Mr LATHAM (2:40 PM) —My question is addressed to the Treasurer. When he appointed Mr David Knott as deputy chair of ASIC in 1999 and then as chairman in November 2000, what checks did the Treasurer undertake concerning Mr Knott's business activities? Did the Treasurer check the corporate governance and integrity record of all the firms that Mr Knott had been involved with, including Collie Knott & Co.? What did these checks reveal?

Mr COSTELLO (Treasurer) —Mr Speaker, no doubt the member for Werriwa thinks he can obtain political advantage from an article which appeared in the Australian Financial Reviewtoday under the headline `ASIC chief's former partner in sales tax scandal'. The article says that Mr Collie was obviously engaged in tax avoidance activity, back in around 1979, 1980 and 1981. The article says quite clearly:

BRW does not suggest that Knott was directly or indirectly involved in the sales tax scheme, nor that he advised on it, took any benefit under it or was aware of Collie's activities in relation to it.

It is saying that he worked in a two-man partnership with a partner who was involved in the scheme. There is no allegation of impropriety against Mr Knott and the BRW goes to great—

Mr Latham —Mr Speaker, I rise on a point of order. I am reluctant to interrupt the Treasurer but, on a point of relevance, my question is about the checks—

The SPEAKER —I do not need to hear this point of order extensively. I have noted the question and there is no way the Treasurer's answer is anything other than relevant.

Mr COSTELLO —There is no allegation of impropriety made against Mr Knott in this article. The BRW, as printed in the Australian Financial Review, goes to great lengths to say that. The allegation against Mr Knott is, at its highest, that he was guilty by association, not that he did anything wrong. BRW says quite explicitly that he did not, but that he came into a partnership with a man after that man had been engaged in the activity. Notwithstanding the grubby attempt by the member for Werriwa to push guilt by association on Mr Knott, I would like to refer the House to some other statements which have been made by Labor Party members in the last couple of days.

Opposition members interjecting

Mr COSTELLO —Oh, we do not want to hear them?
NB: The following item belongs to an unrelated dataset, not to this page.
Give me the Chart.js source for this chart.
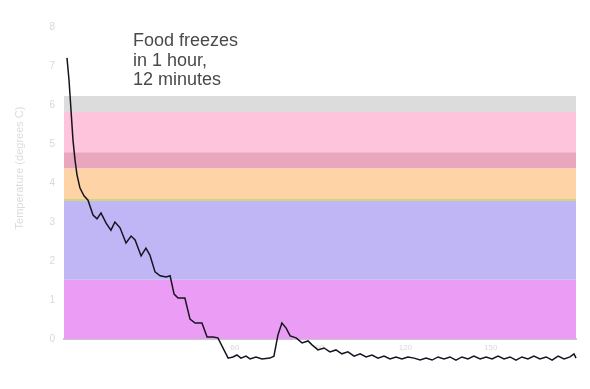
<!DOCTYPE html>
<html>
<head>
<meta charset="utf-8">
<script src="https://cdn.jsdelivr.net/npm/chart.js@4/dist/chart.umd.min.js"></script>
<style>
  html, body { margin: 0; padding: 0; background: #ffffff; }
  #wrap { width: 590px; height: 389px; }
</style>
</head>
<body>
<div id="wrap"><canvas id="c" width="590" height="389"></canvas></div>
<script>
// ---- data (minutes elapsed, temperature reading) ----
const minutes = [
  1.05, 1.76, 2.46, 3.16, 3.87, 4.57, 5.62, 7.03, 8.44, 10.2, 11.6, 13.0, 14.8, 16.5, 17.9, 19.7,
  21.8, 23.6, 25.0, 27.1, 28.8, 30.2, 32.0, 33.8, 35.9, 37.3, 38.7, 40.1, 42.5, 44.3, 46.1, 48.5,
  50.3, 52.4, 54.1, 57.7, 59.4, 60.8, 62.2, 64.0, 65.4, 67.5, 69.6, 72.4, 73.8, 75.2, 76.6, 78.1,
  79.5, 81.6, 83.7, 85.8, 87.2, 89.3, 91.4, 93.5, 95.6, 97.7, 99.8, 102.0, 104.1, 106.2, 108.3, 110.4,
  112.5, 114.6, 116.7, 118.8, 120.9, 123.1, 125.2, 127.3, 129.4, 131.5, 133.6, 135.7, 137.8, 139.9,
  142.0, 144.1, 146.3, 148.4, 150.5, 152.6, 154.7, 156.8, 158.9, 161.0, 163.1, 165.2, 167.3, 169.5,
  171.6, 173.7, 175.8, 177.9, 179.3, 180.0
];
const temperature = [
  7.21, 6.64, 5.87, 5.10, 4.59, 4.21, 3.87, 3.67, 3.56, 3.18, 3.08, 3.23, 2.97, 2.79, 3.00, 2.85,
  2.46, 2.64, 2.54, 2.13, 2.33, 2.15, 1.72, 1.62, 1.59, 1.62, 1.15, 1.05, 1.05, 0.51, 0.41, 0.41,
  0.05, 0.05, 0.03, -0.49, -0.46, -0.41, -0.49, -0.44, -0.51, -0.46, -0.51, -0.49, -0.44, 0.10, 0.41, 0.28,
  0.08, 0.03, -0.10, -0.05, -0.15, -0.28, -0.23, -0.33, -0.28, -0.38, -0.33, -0.44, -0.38, -0.46, -0.41, -0.49,
  -0.44, -0.51, -0.46, -0.51, -0.46, -0.49, -0.54, -0.49, -0.54, -0.46, -0.51, -0.46, -0.54, -0.46,
  -0.51, -0.44, -0.51, -0.46, -0.51, -0.44, -0.51, -0.46, -0.54, -0.46, -0.51, -0.44, -0.51, -0.46,
  -0.54, -0.44, -0.51, -0.46, -0.38, -0.49
];

// zones (lower, upper) in temperature units
const zoneLow  = [0.0, 1.52, 3.54, 3.59, 4.38, 4.79, 5.82];
const zoneHigh = [1.52, 3.54, 3.59, 4.38, 4.79, 5.82, 6.23];

// axis tick labels
const yTicks = [0, 1, 2, 3, 4, 5, 6, 7, 8];
const xTicks = [0, 30, 60, 90, 120, 150, 180];
const xShownTicks = [60, 90, 120, 150];

const noteLines = ["Food freezes", "in 1 hour,", "12 minutes"];
const yTitle = "Temperature (degrees C)";

// ---- styles ----
const zoneColors = ["#eb9cf5", "#c0b6f5", "#c9d878", "#fed4a6", "#eaa6bd", "#fec4dc", "#dcdcdc"];

const zonesPlugin = {
  id: 'zones',
  beforeDatasetsDraw(chart) {
    const { ctx, chartArea, scales } = chart;
    const y = scales.y;
    ctx.save();
    for (let i = 0; i < zoneLow.length; i++) {
      const top = y.getPixelForValue(zoneHigh[i]);
      const bot = y.getPixelForValue(zoneLow[i]);
      ctx.fillStyle = zoneColors[i];
      ctx.fillRect(chartArea.left, top, chartArea.right - chartArea.left, bot - top);
    }
    ctx.restore();
  },
  afterDraw(chart) {
    const { ctx, chartArea } = chart;
    ctx.save();
    ctx.fillStyle = '#4a4a4a';
    ctx.font = '18px "Liberation Sans", Arial, sans-serif';
    ctx.textBaseline = 'alphabetic';
    ctx.textAlign = 'left';
    noteLines.forEach((t, i) => {
      ctx.fillText(t, chartArea.left + 69, 46 + i * 19.5);
    });
    // y axis title
    ctx.fillStyle = '#dcdcdc';
    ctx.font = '11px "Liberation Sans", Arial, sans-serif';
    ctx.translate(20, 168);
    ctx.rotate(-Math.PI / 2);
    ctx.textAlign = 'center';
    ctx.textBaseline = 'middle';
    ctx.fillText(yTitle, 0, 0);
    ctx.restore();
  }
};

new Chart(document.getElementById('c'), {
  type: 'line',
  data: {
    datasets: [{
      data: minutes.map((m, i) => ({ x: m, y: temperature[i] })),
      borderColor: '#151520',
      borderWidth: 1.5,
      pointRadius: 0,
      tension: 0,
      fill: false,
      clip: false
    }]
  },
  options: {
    responsive: false,
    animation: false,
    devicePixelRatio: 1,
    layout: { padding: { top: 27, right: 14, bottom: 0, left: 0 } },
    plugins: { legend: { display: false }, tooltip: { enabled: false } },
    scales: {
      x: {
        type: 'linear',
        min: 0, max: 180,
        afterBuildTicks(scale) { scale.ticks = xTicks.map(v => ({ value: v })); },
        afterFit(scale) { scale.height = 50; },
        grid: { display: false, drawTicks: false },
        border: { display: true, color: '#c8c8c8', width: 2 },
        ticks: {
          padding: 4,
          color: '#d8d8d8',
          font: { size: 8, family: '"Liberation Sans", Arial, sans-serif' },
          maxRotation: 0,
          autoSkip: false,
          callback: v => xShownTicks.includes(v) ? String(v) : ''
        }
      },
      y: {
        min: 0, max: 8,
        afterBuildTicks(scale) { scale.ticks = yTicks.map(v => ({ value: v })); },
        afterFit(scale) { scale.width = 64; },
        grid: { display: false, drawTicks: false },
        border: { display: false },
        ticks: {
          padding: 9,
          color: '#d8d8d8',
          font: { size: 10, family: '"Liberation Sans", Arial, sans-serif' }
        }
      }
    }
  },
  plugins: [zonesPlugin]
});
</script>
</body>
</html>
Mr Latham —Mr Speaker, I rise on a point of order that goes to relevance. I have asked a question about the checks that the Treasurer took at the time of the two appointments. I have not asked for an outline of what other people have had to say—

The SPEAKER —The Treasurer has not to date made any comment that is not relevant to the question asked. If he now chooses to do so I will of course take action, but to date he has not done anything other than say he wanted to refer to a list, and the relevance of that is for me to assess.

Mr COSTELLO —Senator Stephen Conroy, the shadow minister for financial services, took the opportunity to put out a press release when Mr Knott announced he would be standing down at the end of the year. This is what Senator Stephen Conroy, the spokesman for the Labor Party said:

Mr Knott has been an outstanding leader and a dedicated Chairman of ASIC since his appointment, first as Deputy Chairman ... and then as chairman in November 2000.

Mr Latham —Mr Speaker, I rise on a point of order. The Treasurer is making a farce of your ruling because he has made no attempt to answer my question.

The SPEAKER —The member for Werriwa will resume his seat. By any measure, the Treasurer is linking the remarks he is making to the question about the character of Mr Knott. That is as much relevance as is ever brought to bear by any occupier of the chair on any occasion.

Mr COSTELLO —Senator Stephen Conroy went on to say:

Under his stewardship, ASIC has become a world leader in financial services regulation and corporate enforcement.

He has steered ASIC through a difficult period in corporate regulation and has had many successes.

This is a press release of 12 August 2003. It goes on:

Above all, he has fulfilled ASIC's mandate of protecting consumers, investors and creditors, with efficiency and fairness.

That was the official statement from the shadow minister responsible in the Labor Party in relation to Mr Knott. Another statement from Senator Stephen Conroy was:

He has turned ASIC from a toothless tiger into an effective regulator.

I have only ever heard one person attack Mr Knott in this parliament and he attacked Mr Knott because ASIC had the temerity to bring an action against one Nicholas Whitlam. That person was the member for Werriwa. If there was ever any criticism in this place of Mr Knott, it was that under his administration ASIC had been vigilant in bringing legal proceedings. While Senator Stephen Conroy has always supported such vigilance, there is one person in this parliament for whom there is nothing too low to stoop to, and it is the member for Werriwa—as has been proved by this muckraking.

Mr Latham —Mr Speaker, I wish to ask a supplementary question to the Treasurer.

The SPEAKER —The member for Werriwa will resume his seat. The member for Werriwa is well aware of the fact that on becoming the Speaker I indicated in response to a question from the opposition that it was not my intention—and indeed had not been the intention of my predecessor—to accommodate supplementary questions.